Go through the records underneath and count the lines that include the string "this". Give nothing but the number.

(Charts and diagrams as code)
------------------------------------------------

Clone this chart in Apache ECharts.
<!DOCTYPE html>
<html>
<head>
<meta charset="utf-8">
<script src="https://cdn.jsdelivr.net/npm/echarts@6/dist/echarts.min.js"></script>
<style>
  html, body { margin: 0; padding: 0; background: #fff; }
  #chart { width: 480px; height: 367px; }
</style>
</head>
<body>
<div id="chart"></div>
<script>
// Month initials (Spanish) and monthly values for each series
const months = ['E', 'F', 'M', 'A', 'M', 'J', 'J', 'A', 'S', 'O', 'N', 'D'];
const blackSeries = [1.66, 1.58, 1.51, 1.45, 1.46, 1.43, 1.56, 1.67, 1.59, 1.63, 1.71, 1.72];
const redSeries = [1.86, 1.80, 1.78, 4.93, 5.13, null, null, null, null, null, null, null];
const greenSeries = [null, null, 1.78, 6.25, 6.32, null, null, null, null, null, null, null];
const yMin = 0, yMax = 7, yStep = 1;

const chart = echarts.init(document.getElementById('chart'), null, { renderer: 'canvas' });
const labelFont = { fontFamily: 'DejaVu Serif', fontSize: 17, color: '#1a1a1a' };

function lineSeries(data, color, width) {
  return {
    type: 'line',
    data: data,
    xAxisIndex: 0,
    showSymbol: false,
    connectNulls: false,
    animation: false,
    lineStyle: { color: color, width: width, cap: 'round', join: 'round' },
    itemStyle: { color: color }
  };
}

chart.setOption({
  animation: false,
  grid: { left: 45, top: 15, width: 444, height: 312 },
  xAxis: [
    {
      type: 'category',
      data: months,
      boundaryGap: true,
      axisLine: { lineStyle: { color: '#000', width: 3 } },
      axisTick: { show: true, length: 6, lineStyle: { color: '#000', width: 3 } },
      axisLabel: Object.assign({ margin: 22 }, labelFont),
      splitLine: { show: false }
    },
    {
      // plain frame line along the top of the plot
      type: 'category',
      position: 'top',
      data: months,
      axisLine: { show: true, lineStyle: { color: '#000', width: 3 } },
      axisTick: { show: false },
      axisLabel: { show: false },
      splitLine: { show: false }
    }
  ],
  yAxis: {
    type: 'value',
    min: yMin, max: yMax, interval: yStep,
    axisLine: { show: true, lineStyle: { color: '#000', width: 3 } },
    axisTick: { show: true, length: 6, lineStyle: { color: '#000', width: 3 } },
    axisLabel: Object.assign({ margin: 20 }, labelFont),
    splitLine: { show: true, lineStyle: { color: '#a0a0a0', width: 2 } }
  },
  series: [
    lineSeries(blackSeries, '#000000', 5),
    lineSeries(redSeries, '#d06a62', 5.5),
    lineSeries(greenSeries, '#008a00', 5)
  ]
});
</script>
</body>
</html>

------------------------------------------------

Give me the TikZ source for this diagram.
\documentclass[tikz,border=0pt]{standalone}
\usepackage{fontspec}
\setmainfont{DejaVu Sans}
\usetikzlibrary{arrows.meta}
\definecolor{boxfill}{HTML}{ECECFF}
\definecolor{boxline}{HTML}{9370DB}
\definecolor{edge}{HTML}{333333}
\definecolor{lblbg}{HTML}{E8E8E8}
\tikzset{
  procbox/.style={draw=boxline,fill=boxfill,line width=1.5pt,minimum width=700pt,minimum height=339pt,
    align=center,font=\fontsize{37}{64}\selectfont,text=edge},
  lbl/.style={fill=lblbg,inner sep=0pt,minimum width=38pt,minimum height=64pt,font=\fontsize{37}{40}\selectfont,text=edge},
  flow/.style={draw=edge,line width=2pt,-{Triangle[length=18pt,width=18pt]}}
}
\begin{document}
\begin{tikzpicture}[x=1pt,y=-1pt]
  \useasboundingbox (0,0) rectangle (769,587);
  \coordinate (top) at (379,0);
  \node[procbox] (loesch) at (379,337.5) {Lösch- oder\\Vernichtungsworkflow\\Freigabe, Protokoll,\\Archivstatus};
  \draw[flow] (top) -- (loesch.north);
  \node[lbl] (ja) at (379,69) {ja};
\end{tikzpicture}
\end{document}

------------------------------------------------

● Exercise solution
2